Les leviers managériaux de cette dérive
Pour s'assurer de ses propres objectifs (officiels ou autres) le neo manager "à la française" dispose en général de 2 leviers aisément abusifs … aux effets dévastateurs pour les salariés :
L’évaluation individualisée :
- L'évaluation est individuelle et personnalisée : cela donne le pouvoir au manager quelle que soit sa compétence et sa motivation réelle, et donne au RH l'alibi ne ne pas être "compétent" sur ces évaluations.

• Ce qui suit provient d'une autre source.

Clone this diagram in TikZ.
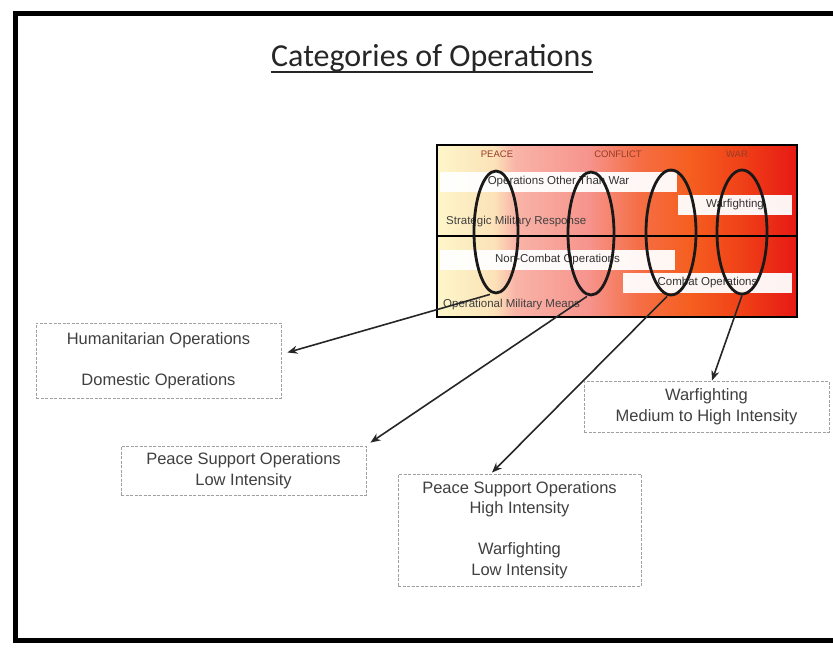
\documentclass[tikz,border=0pt]{standalone}
\usepackage{fontspec}
\setmainfont{Liberation Sans}
\newfontfamily\titlefont{Carlito}
\usetikzlibrary{shapes.geometric,arrows.meta}

% colours of the peace-to-war band
\definecolor{bandA}{RGB}{253,246,202}
\definecolor{bandB}{RGB}{252,226,184}
\definecolor{bandC}{RGB}{249,180,168}
\definecolor{bandD}{RGB}{246,148,140}
\definecolor{bandE}{RGB}{245,110,70}
\definecolor{bandF}{RGB}{245,95,32}
\definecolor{bandG}{RGB}{240,66,24}
\definecolor{bandH}{RGB}{230,25,20}
\definecolor{labelred}{RGB}{150,60,40}
\definecolor{boxline}{RGB}{160,160,160}

% the band runs from 25bp to 75bp of the shading
\pgfdeclarehorizontalshading{warband}{100bp}{%
  color(0bp)=(bandA); color(25bp)=(bandA); color(33bp)=(bandB);
  color(35.8bp)=(bandC); color(46bp)=(bandD); color(53bp)=(bandE);
  color(60bp)=(bandF); color(67bp)=(bandG); color(75bp)=(bandH);
  color(100bp)=(bandH)}

\begin{document}
\begin{tikzpicture}[x=1pt,y=-1pt,
  bar/.style={fill=white, fill opacity=0.95, text opacity=1, inner sep=0pt,
    font=\fontsize{11.5}{13}\selectfont, text=black!80},
  bandtext/.style={inner sep=0pt, font=\fontsize{11.5}{13}\selectfont, text=black!75},
  bandlabel/.style={inner sep=0pt, font=\fontsize{9.5}{11}\selectfont, text=labelred},
  ring/.style={ellipse, draw=black!90, line width=2.8pt, inner sep=0pt},
  callout/.style={draw=boxline, dash pattern=on 3pt off 1.5pt, line width=0.9pt,
    fill=white, align=center, inner sep=0pt, text=black!75,
    font=\fontsize{16.5}{20.5}\selectfont},
  pointer/.style={line width=1.6pt, draw=black!85,
    -{Stealth[length=10pt,width=8pt]}}]

\useasboundingbox (0,0) rectangle (833,650);
\fill[white] (0,0) rectangle (833,650);

% outer frame, open to the right
\draw[line width=5pt] (833,14) -- (15,14) -- (15,640) -- (833,640);

% title
\node[inner sep=0pt, anchor=base, text=black!85,
  font=\titlefont\fontsize{32}{38}\selectfont] (title) at (432,67)
  {Categories of Operations};
\draw[line width=1.3pt, black!85] ([yshift=-5pt]title.base west) -- ([yshift=-5pt]title.base east);

% peace-to-war band
\node[draw, line width=2pt, shade, shading=warband, minimum width=360pt,
  minimum height=172pt, inner sep=0pt] (band) at (617,231) {};
\draw[line width=1.4pt] (band.west |- 0,236) -- (band.east |- 0,236);

\node[bandlabel] (peace) at (497,154) {PEACE};
\node[bandlabel] (conflict) at (618,154) {CONFLICT};
\node[bandlabel] (war) at (737,154) {WAR};

\node[bar, minimum width=237pt, minimum height=20pt] (ootw) at (558.5,182) {Operations Other Than War};
\node[bar, minimum width=114pt, minimum height=20pt] (wf) at (735,205) {Warfighting};
\node[bandtext, anchor=west] (smr) at (446,222) {Strategic Military Response};
\node[bar, minimum width=235pt, minimum height=20pt] (nco) at (557.5,260) {Non-Combat Operations};
\node[bar, minimum width=169pt, minimum height=20pt] (co) at (707.5,283) {Combat Operations};
\node[bandtext, anchor=west] (omm) at (443,305) {Operational Military Means};

% the four groupings
\node[ring, minimum width=44pt, minimum height=122pt] (e1) at (496,232) {};
\node[ring, minimum width=46pt, minimum height=123pt] (e2) at (591,233.5) {};
\node[ring, minimum width=50pt, minimum height=125pt] (e3) at (671,232.5) {};
\node[ring, minimum width=50pt, minimum height=124pt] (e4) at (742,232) {};

% descriptions
\node[callout, minimum width=245pt, minimum height=75pt] (b1) at (158.5,360.5)
  {Humanitarian Operations\\[21pt]Domestic Operations};
\node[callout, minimum width=245pt, minimum height=49pt] (b2) at (243.5,470.5)
  {Peace Support Operations\\Low Intensity};
\node[callout, minimum width=243pt, minimum height=112pt] (b3) at (519.5,530)
  {Peace Support Operations\\High Intensity\\[20.5pt]Warfighting\\Low Intensity};
\node[callout, minimum width=245pt, minimum height=51pt] (b4) at (706.5,406.5)
  {Warfighting\\Medium to High Intensity};

% connectors
\draw[pointer] ([xshift=-6pt]e1.south) -- ([shift={(6,-8)}]b1.east);
\draw[pointer] ([xshift=-4pt]e2.south) -- ([shift={(4,-3)}]b2.north east);
\draw[pointer] ([xshift=-4pt]e3.south) -- ([shift={(-27.5,-1)}]b3.north);
\draw[pointer] (e4.south) -- ([xshift=5.5pt]b4.north);

\end{tikzpicture}
\end{document}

- Les critères d'évalutions sont libres : rien de tel qu'une évaluation émotionnelle (basée sur du vent) ou comparative (par rapport à d'autres, et pas à l'effort ou à l'évolution du collaborateur) quand c'est plus utile. Avec une référence libre, tout problème peut être prétendument lié à l'individu (le manager et le reste du monde sont innocents, non responsables) et/ou mise en concurrence des salariés même au sein de la même équipe
Le stress positif
Une des pratiques managériales les plus honteuses est l'utilisation (automatiquement néfaste) du stress positif (cf notre wiki notamment pour comprendre pourquoi ce côté néfaste).
Sous couvert du "Je te fais du mal mais c'est pour ton bien", "Pousser tes limites va te faire t'améliorer" (sous-entendu "tu en as besoin"), le stress est néfaste (pour l'entreprise inclus même si ses têtes et ses bras armés l'ignorent).

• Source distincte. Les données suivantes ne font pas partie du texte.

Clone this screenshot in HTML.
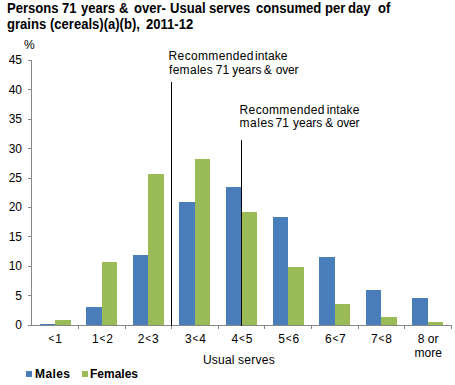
<!DOCTYPE html>
<html><head><meta charset="utf-8"><style>
html,body{margin:0;padding:0;background:#fff;width:455px;height:385px;overflow:hidden}
body{position:relative;font-family:"Liberation Sans",sans-serif;color:#000}
.r{letter-spacing:0.4px;word-spacing:-2.3px}
svg{position:absolute;left:0;top:0}
.t{position:absolute;font-weight:bold;font-size:14px;line-height:16px;white-space:nowrap;word-spacing:0.82px;transform:scaleX(0.932);transform-origin:0 0}
.yl{position:absolute;left:0;width:22px;text-align:right;font-size:12px;line-height:15px}
.xl{position:absolute;top:332px;width:60px;text-align:center;font-size:12px;line-height:14px}
.lt{font-size:10px;margin:0 0.8px;position:relative;top:-1px}
.ann{position:absolute;font-size:12px;line-height:13px;white-space:nowrap}
.pct{position:absolute;left:24px;top:38px;font-size:12px;line-height:15px}
.xt{position:absolute;left:203px;top:353px;font-size:12px;line-height:15px;white-space:nowrap}
.lg{position:absolute;top:367px;font-size:12px;font-weight:bold;line-height:15px;white-space:nowrap}
.sq{position:absolute;top:371px;width:6px;height:6px}
</style></head><body>
<div class="t" style="left:7.40px;top:0px">Persons</div>
<div class="t" style="left:61.70px;top:0px">71</div>
<div class="t" style="left:80.90px;top:0px">years</div>
<div class="t" style="left:118.90px;top:0px">&amp;</div>
<div class="t" style="left:133.60px;top:0px">over-</div>
<div class="t" style="left:169.90px;top:0px">Usual</div>
<div class="t" style="left:208.80px;top:0px">serves</div>
<div class="t" style="left:255.60px;top:0px">consumed</div>
<div class="t" style="left:324.80px;top:0px">per</div>
<div class="t" style="left:348.20px;top:0px">day</div>
<div class="t" style="left:377.50px;top:0px">of</div>
<div class="t" style="left:6.70px;top:16px">grains</div>
<div class="t" style="left:50.00px;top:16px">(cereals)(a)(b),</div>
<div class="t" style="left:145.60px;top:16px">2011-12</div>
<div class="pct">%</div>
<svg width="455" height="385" viewBox="0 0 455 385">
<rect x="40" y="324" width="15" height="1" fill="#4A7EBB"/>
<rect x="55" y="320" width="16" height="5" fill="#9BBB59"/>
<rect x="86" y="307" width="16" height="18" fill="#4A7EBB"/>
<rect x="102" y="262" width="15" height="63" fill="#9BBB59"/>
<rect x="133" y="255" width="15" height="70" fill="#4A7EBB"/>
<rect x="148" y="174" width="16" height="151" fill="#9BBB59"/>
<rect x="179" y="202" width="16" height="123" fill="#4A7EBB"/>
<rect x="195" y="159" width="15" height="166" fill="#9BBB59"/>
<rect x="226" y="187" width="16" height="138" fill="#4A7EBB"/>
<rect x="242" y="212" width="15" height="113" fill="#9BBB59"/>
<rect x="273" y="217" width="15" height="108" fill="#4A7EBB"/>
<rect x="288" y="267" width="16" height="58" fill="#9BBB59"/>
<rect x="319" y="257" width="16" height="68" fill="#4A7EBB"/>
<rect x="335" y="304" width="15" height="21" fill="#9BBB59"/>
<rect x="366" y="290" width="15" height="35" fill="#4A7EBB"/>
<rect x="381" y="317" width="16" height="8" fill="#9BBB59"/>
<rect x="412" y="298" width="16" height="27" fill="#4A7EBB"/>
<rect x="428" y="322" width="15" height="3" fill="#9BBB59"/>
<path d="M31.5 60 V325.5 M28 325.5 H452" stroke="#868686" stroke-width="1" fill="none"/>
<path d="M28 325.5 H31.5 M28 295.5 H31.5 M28 266.5 H31.5 M28 236.5 H31.5 M28 207.5 H31.5 M28 178.5 H31.5 M28 148.5 H31.5 M28 119.5 H31.5 M28 89.5 H31.5 M28 60.5 H31.5 M78.5 325.5 V329 M125.5 325.5 V329 M171.5 325.5 V329 M218.5 325.5 V329 M264.5 325.5 V329 M311.5 325.5 V329 M358.5 325.5 V329 M404.5 325.5 V329 M451.5 325.5 V329" stroke="#868686" stroke-width="1" fill="none"/>
<path d="M171.5 82 V326 M241.5 140 V326" stroke="#000" stroke-width="1" fill="none"/>
</svg>
<div class="yl" style="top:317.75px">0</div>
<div class="yl" style="top:288.75px">5</div>
<div class="yl" style="top:258.75px">10</div>
<div class="yl" style="top:229.75px">15</div>
<div class="yl" style="top:199.75px">20</div>
<div class="yl" style="top:170.75px">25</div>
<div class="yl" style="top:141.75px">30</div>
<div class="yl" style="top:111.75px">35</div>
<div class="yl" style="top:82.75px">40</div>
<div class="yl" style="top:52.75px">45</div>
<div class="xl" style="left:24.8px"><span class="lt">&lt;</span>1</div>
<div class="xl" style="left:72.5px">1<span class="lt">&lt;</span>2</div>
<div class="xl" style="left:118.2px">2<span class="lt">&lt;</span>3</div>
<div class="xl" style="left:165.5px">3<span class="lt">&lt;</span>4</div>
<div class="xl" style="left:212.0px">4<span class="lt">&lt;</span>5</div>
<div class="xl" style="left:258.7px">5<span class="lt">&lt;</span>6</div>
<div class="xl" style="left:305.3px">6<span class="lt">&lt;</span>7</div>
<div class="xl" style="left:351.5px">7<span class="lt">&lt;</span>8</div>
<div class="xl" style="left:398.2px">8 or<br>more</div>
<div class="ann" style="left:168.6px;top:50px;letter-spacing:0.35px">Recommended</div>
<div class="ann" style="left:255px;top:50px;letter-spacing:0.1px">intake</div>
<div class="ann" style="left:169px;top:64px;letter-spacing:0.3px">females</div>
<div class="ann" style="left:215.8px;top:64px;letter-spacing:0px">71</div>
<div class="ann" style="left:232.2px;top:64px;letter-spacing:0px">years</div>
<div class="ann" style="left:263.7px;top:64px;letter-spacing:0px">&amp;</div>
<div class="ann" style="left:275.8px;top:64px;letter-spacing:-0.2px">over</div>
<div class="ann" style="left:239.6px;top:104.2px;letter-spacing:0.35px">Recommended</div>
<div class="ann" style="left:326.8px;top:104.2px;letter-spacing:0.1px">intake</div>
<div class="ann" style="left:239.6px;top:117.2px;letter-spacing:0.5px">males</div>
<div class="ann" style="left:275.6px;top:117.2px;letter-spacing:0px">71</div>
<div class="ann" style="left:293px;top:117.2px;letter-spacing:0px">years</div>
<div class="ann" style="left:325.3px;top:117.2px;letter-spacing:0px">&amp;</div>
<div class="ann" style="left:336.8px;top:117.2px;letter-spacing:-0.2px">over</div>

<div class="xt" style="letter-spacing:0.2px">Usual</div><div class="xt" style="left:238px;letter-spacing:0.3px">serves</div>
<div class="sq" style="left:26px;background:#4A7EBB"></div>
<div class="lg" style="left:35px;letter-spacing:0.4px">Males</div>
<div class="sq" style="left:82px;background:#9BBB59"></div>
<div class="lg" style="left:90px">Females</div>
</body></html>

La pression va pouvoir être individualisée elle aussi, et/ou poussée au maximum. Ce qui en théorie (et en prétention) augmente la productivité de l'entreprise ; enfin sauf qu'en vérité, détruire la motivation et la capacité de production c'est déjà un mauvais calcul à moyen terme.
Effets secondaires
Au-delà des effets néfastes de ces leviers, la situation créée par le Néo-management individualisé va poser des problèmes de motivation (perte de sens, démobilisation face au système et à ses options) et générer des Burnout et dépressions en nombre.
Et aussi
Et ces principes, s'ils sont relativement fréquents, ne sont qu'un exemple de Néo-management : n'importe quelle adoption de principes malsains, ou avec une mauvaise exécution, va être perçu comme une regrettable nouvelle façon de manager, juste par différence avec ce qu'il y avait avant.

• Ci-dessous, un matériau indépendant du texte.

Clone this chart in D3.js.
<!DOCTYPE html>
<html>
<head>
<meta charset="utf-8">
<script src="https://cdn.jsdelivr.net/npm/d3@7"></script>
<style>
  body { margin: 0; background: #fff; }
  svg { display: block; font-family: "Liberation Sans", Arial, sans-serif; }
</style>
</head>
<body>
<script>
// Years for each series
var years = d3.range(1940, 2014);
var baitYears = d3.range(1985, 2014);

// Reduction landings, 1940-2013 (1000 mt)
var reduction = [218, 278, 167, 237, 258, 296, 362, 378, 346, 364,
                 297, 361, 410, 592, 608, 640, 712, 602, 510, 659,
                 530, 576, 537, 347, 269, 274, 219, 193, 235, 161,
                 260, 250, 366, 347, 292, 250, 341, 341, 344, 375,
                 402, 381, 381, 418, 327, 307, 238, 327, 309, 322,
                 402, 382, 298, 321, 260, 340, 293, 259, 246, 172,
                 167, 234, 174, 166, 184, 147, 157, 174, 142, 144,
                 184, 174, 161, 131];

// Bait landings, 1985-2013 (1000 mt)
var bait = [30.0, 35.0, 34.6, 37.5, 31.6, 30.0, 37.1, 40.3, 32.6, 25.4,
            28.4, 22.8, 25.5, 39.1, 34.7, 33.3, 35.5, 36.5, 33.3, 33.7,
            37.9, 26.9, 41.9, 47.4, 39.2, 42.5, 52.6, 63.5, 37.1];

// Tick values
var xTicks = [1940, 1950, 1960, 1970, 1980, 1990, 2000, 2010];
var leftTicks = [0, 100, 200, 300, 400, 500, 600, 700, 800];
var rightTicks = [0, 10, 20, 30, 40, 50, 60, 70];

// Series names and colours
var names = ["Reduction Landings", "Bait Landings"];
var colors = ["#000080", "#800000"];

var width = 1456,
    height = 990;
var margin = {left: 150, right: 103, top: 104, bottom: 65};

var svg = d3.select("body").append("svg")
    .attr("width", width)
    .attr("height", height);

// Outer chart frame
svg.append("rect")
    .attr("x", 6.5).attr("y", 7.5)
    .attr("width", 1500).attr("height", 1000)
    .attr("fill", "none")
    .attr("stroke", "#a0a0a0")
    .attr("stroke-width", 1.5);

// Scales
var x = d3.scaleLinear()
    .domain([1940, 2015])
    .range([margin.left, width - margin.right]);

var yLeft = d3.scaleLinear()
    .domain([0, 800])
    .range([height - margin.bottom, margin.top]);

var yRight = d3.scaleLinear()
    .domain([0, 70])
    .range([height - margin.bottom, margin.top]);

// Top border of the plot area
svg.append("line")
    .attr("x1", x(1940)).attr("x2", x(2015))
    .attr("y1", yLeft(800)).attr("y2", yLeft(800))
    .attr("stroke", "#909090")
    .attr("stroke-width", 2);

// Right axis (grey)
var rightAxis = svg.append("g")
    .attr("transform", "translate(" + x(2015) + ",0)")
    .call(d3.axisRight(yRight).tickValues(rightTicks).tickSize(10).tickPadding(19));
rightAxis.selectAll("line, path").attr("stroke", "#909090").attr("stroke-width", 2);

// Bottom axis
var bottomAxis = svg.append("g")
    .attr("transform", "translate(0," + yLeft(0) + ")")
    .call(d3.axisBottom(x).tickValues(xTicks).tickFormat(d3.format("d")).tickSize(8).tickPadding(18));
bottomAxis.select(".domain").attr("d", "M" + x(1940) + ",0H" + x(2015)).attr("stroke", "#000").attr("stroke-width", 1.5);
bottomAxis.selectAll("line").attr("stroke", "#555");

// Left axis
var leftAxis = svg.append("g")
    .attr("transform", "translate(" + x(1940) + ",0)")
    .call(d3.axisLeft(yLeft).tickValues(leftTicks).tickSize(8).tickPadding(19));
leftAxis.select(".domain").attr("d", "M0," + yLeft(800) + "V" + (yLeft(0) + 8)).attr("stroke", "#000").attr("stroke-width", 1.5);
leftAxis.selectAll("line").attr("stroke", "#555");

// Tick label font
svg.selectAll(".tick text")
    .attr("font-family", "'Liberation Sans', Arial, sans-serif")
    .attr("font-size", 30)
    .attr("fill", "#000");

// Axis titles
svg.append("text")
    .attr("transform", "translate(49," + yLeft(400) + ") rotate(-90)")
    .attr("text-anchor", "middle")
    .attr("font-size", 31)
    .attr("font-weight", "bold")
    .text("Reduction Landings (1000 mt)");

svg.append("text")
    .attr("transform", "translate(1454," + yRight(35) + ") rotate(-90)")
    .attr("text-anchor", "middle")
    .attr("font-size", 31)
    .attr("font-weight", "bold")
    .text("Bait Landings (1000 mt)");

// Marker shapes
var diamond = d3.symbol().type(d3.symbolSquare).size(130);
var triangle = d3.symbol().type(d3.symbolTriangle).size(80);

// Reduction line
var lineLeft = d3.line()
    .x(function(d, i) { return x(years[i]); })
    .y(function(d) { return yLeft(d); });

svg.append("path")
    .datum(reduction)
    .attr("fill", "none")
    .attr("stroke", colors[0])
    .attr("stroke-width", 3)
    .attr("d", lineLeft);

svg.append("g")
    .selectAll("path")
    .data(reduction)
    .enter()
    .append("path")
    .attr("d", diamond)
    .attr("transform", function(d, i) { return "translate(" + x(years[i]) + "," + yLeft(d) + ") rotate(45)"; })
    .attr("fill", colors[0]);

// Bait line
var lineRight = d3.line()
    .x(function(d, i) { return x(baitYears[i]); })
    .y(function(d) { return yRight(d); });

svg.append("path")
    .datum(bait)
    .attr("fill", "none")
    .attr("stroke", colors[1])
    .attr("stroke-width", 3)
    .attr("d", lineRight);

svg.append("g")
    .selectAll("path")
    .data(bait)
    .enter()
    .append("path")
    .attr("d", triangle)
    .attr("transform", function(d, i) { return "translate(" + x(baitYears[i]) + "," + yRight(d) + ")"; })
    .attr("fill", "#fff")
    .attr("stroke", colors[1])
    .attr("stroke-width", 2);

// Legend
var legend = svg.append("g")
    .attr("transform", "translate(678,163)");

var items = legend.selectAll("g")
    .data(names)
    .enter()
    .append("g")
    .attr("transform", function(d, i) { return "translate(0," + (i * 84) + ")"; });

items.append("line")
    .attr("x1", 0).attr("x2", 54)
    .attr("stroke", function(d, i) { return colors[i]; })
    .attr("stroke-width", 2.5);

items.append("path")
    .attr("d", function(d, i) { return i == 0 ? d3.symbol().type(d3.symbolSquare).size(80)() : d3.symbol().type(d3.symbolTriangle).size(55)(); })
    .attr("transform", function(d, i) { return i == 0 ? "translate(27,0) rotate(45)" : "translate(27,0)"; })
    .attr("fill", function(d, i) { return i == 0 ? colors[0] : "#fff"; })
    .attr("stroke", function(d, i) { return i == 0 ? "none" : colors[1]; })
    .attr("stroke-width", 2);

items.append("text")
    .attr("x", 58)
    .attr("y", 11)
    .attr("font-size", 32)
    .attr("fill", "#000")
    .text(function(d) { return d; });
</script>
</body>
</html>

Dans les préceptes que l'on va retrouver souvent :
- Lean Management, délocalisation ou Taylorisation à outrance : toute forme de contrôle ou de reporting renforcé sans ajustement constructif qui en ressort (dégraisser, contrôler ou décomposer sont nécessaires plutôt que de manager correctement)
- Toutes les nouvelles marottes que l'on peut prétendre décliner ("bashing"): sigles ronflants, expressions ou concepts en vogue
- Dérive de type Dictature Financière, notamment Pression Incrémentale
- Toute forme de déresponsabilisation induite ou d'empiètement d'autorité qui réduit la capacité ou la motivation d'une personne ou d'une partie de l'organigramme (déséquilibre responsabilité/autorité)
Hélas, les variantes sont potentiellement illimitées.
Restons Discrets
Les méthodes de management sous la pression, fréquentes dans le Néo-management et les secteurs à forte pression (trading , journalisme, grande distribution, télévision, conseil…) sont suffisamment élaborées (en provenance des Etats-Unis pour la plupart) pour savoir jusqu'où ne pas aller trop loin, éviter des dérives qui se retourneraient contre leurs auteurs. Ils savent par exemple harceler sans dépasser la limite légale.
Si certaines entreprises font dans le feutré ("pas de vague", on en parle pas), d'autres préfèrent donner une impression de culture normalisée ("c'est normal on est des warriors"). D'autres profites du turnover pour y aller franchement et sans gant, payant sans doute assez cher (leurs lobbyistes bien sûr) pour que les législateurs regardent ailleurs.
Qui sont-ils ?
Les perpétrateurs / initiateurs de ces méthodes de management sous pression sont en général des managers incompétents (car négligeant ce qu'ils pourraient faire mieux et plus agréablement pour tout le monde), des petits chefs psychorigides, médiocres et sans vigueur / rigueur morale, ou même des démissionnaires sur le plan moral, des complices ayant abandonné toute intégrité.
Dans tous les cas ce sont des personnes qui pensent, sans doute à raison, ne pas pouvoir faire mieux sans méthodes malsaines.
Et il est difficile, voire impossible, d'engager une discussion contradictoire avec eux car ils ignorent ou prétendent ignorer tout du funeste dessein qu'ils servent jour après jour. Ils sont les aiguilleurs d'un train dont ils ne maîtrisent ni la puissance ni la destination, et qui pensent que rouler lentement et désagréablement est la consécration de la performance.
Comment lutter ?
Pour surmonter les pratiques Néo-managériales, l'idée est d'en compenser, ostensiblement ou non, les bénéfices attendus. Attention, car cela n'aide pas forcément à ne pas en souffrir nerveusement, émotionnellement et moralement.
Il y a tellement de cas possibles que nous détaillerons les tactiques correspondantes dans d'autres articles, mais retenez l'idée.
Et dans tous les cas, si vous ne pouvez pas changer le système ou en neutraliser les effets, envisagez de vous y soustraire.